Виктор сорвался с места и бросился к окну. Прохор кошачьим, тихим движением достал из портфеля шило, спрятал его за спину и пошел к Виктору, который смотрел во двор…
— Никого нет, — сказал он, не оборачиваясь, — померещилось, видать, вам, Архип Иваныч…
Прохор застонал и, падая вперед, ударил Виктора шилом под левую лопатку: этот удар был его коронным — он казнил сорок семь человек именно этим ударом. Это было двадцать лет назад, в Минске, после покушения на гаулейтера…
Витька молча осел на пол, даже не вскрикнув.
Прохор оттащил труп от окна и положил на кушетку. Затем полил его бензином, подвинул к кровати стул, положил на стул спички и папиросы, раскрыл коробок и, достав из шкафа пиджак, долго смачивал его бензином.
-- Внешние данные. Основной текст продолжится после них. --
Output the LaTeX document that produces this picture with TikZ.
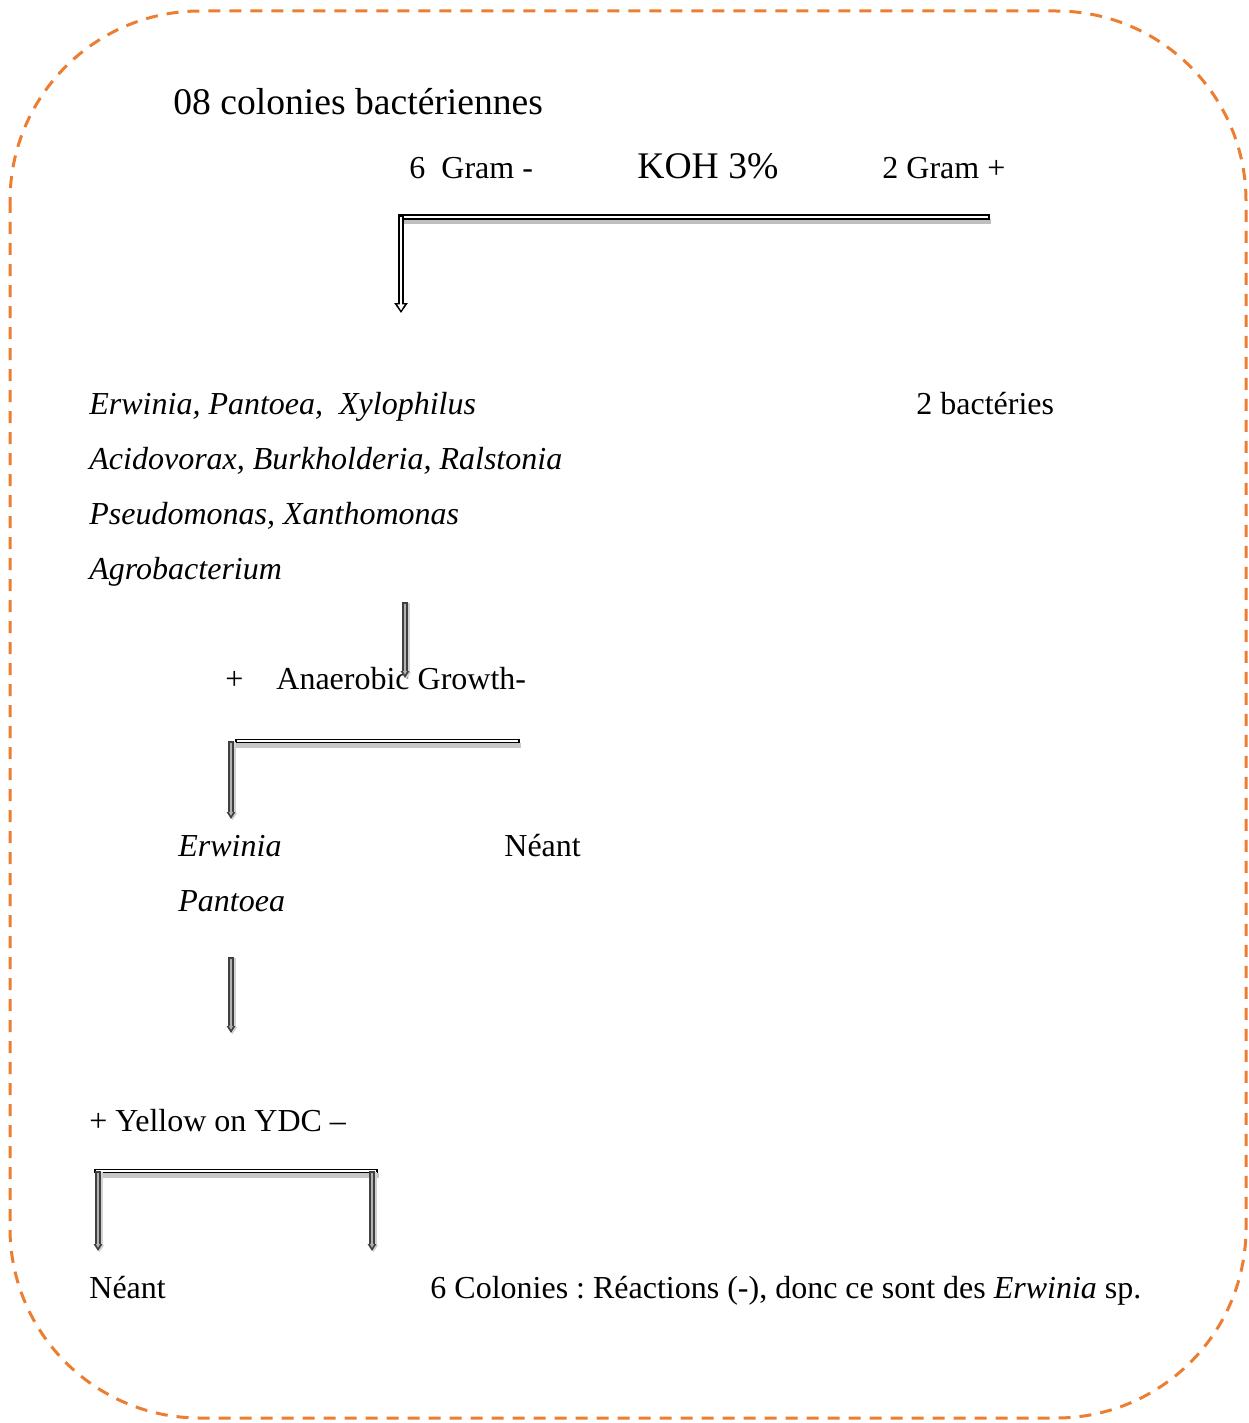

Потом выбросил в мусоропровод стаканы, из которых они пили, и бутылку. Осторожно заглянул во двор. Там было пусто. Быстро чиркнув спичкой, он бросил ее на Витьку. Туго вспыхнуло синее пламя. Прохор осторожно высунулся из квартиры и по-кошачьи тихо бросился вниз. Согнувшись, приволакивая ногу, он медленно вышел на улицу, пересек ее и сел в первый проходящий троллейбус.
«Нет Витеньки, — подумал он, — сгорел мальчик. А с ним и Тарасовка моя сгорела. Один свидетель у меня был, кроме бога. А бог простит, он у меня свой, собственный».
Сударь прогуливался на условленном месте. Прохора не было.
«Вот старая сволочь! — думал он. — Если не придет, на дело не пойду. Без марафета какое, к чертям собачьим, дело? А может, у профессора марафет есть? У всех врачей он должен быть. Картины картинами, а грамм бы наркотика, а?»
Он даже улыбнулся, когда представил себе, как в тумбочке, обязательно в тумбочке, где-нибудь в профессорской спальне, найдет белую бумажку, свернутую пакетиком.
«Что, на Витьке свет клином, что ль, сошелся? В конце концов, возьму такси, скажу — на курорт. Пятерку в зубы — что он, в чемоданы лезть будет?»
Сударь снова посмотрел на часы: Прохор опаздывал уже на полчаса.
«Через час там будет маячить Чита. Ладно. Пойду без Витьки. А марафет у профессора обязательно будет».
Он остановил такси и сказал шоферу:
— Слушай, приятель, у тебя часа два есть?
— У меня не два. У меня двадцать четыре часа есть.
— Тогда порядок. Я, понял, сегодня на море мотаю, в Гагру. Надо за шмотками к себе заехать, а потом — к брату.
Сударь достал пять рублей и протянул их шоферу.
— Держи. Поехали в Грохольский, там меня братан ждет.
— Поехали, — согласился шофер и включил счетчик, — чего ж не поехать…
Профессор
Профессор Гальяновский сидел около окна и курил. Он очень медленно курил, и каждая затяжка пожирала заметную часть сигареты. Сигареты были очень крепкие и вкусные: позавчера профессор был на приеме у итальянцев и привез оттуда подарок — две пачки каких-то особых сигарет, сделанных по абиссинскому рецепту. Итальянцы хорошо знали профессора, потому что он несколько раз выступал с докладами в Риме и Неаполе. Он был почетным академиком Итальянской академии и бывал в Италии раза по два в году. В посольстве знали его страсть к крепким сигаретам и обязательно каждый раз готовили в подарок что-нибудь диковинное и новое.
Выкурив первую сигарету, профессор сразу же закурил вторую. Он сидел, нахохлившись, здоровый, апоплексически красный, с огромными, сильными руками. Седой пушок на затылке, детский, очень какой-то нежный, не вязался со всем его обликом, по-мужицки кряжистым и суровым.
Он сейчас ни о чем не думал. Просто курил, уставившись в одну точку. Он не мог думать, ему сейчас было очень больно думать, просто даже никак нельзя ему сейчас было думать, потому что вчера у него под ножом умер его старинный друг, самый близкий из всех, которые оставались еще на земле.
Они дружили давно, с дореволюционных времен, когда еще жили в эмиграции в Женеве, после того как вместе бежали из архангельской ссылки.
Два раза профессор спасал друга от тяжелых инфарктов, и вчера, начав операцию и увидев сердце друга — все в шрамах, больное и изношенное, доброе сердце большого человека, — он все-таки верил в победу над смертью.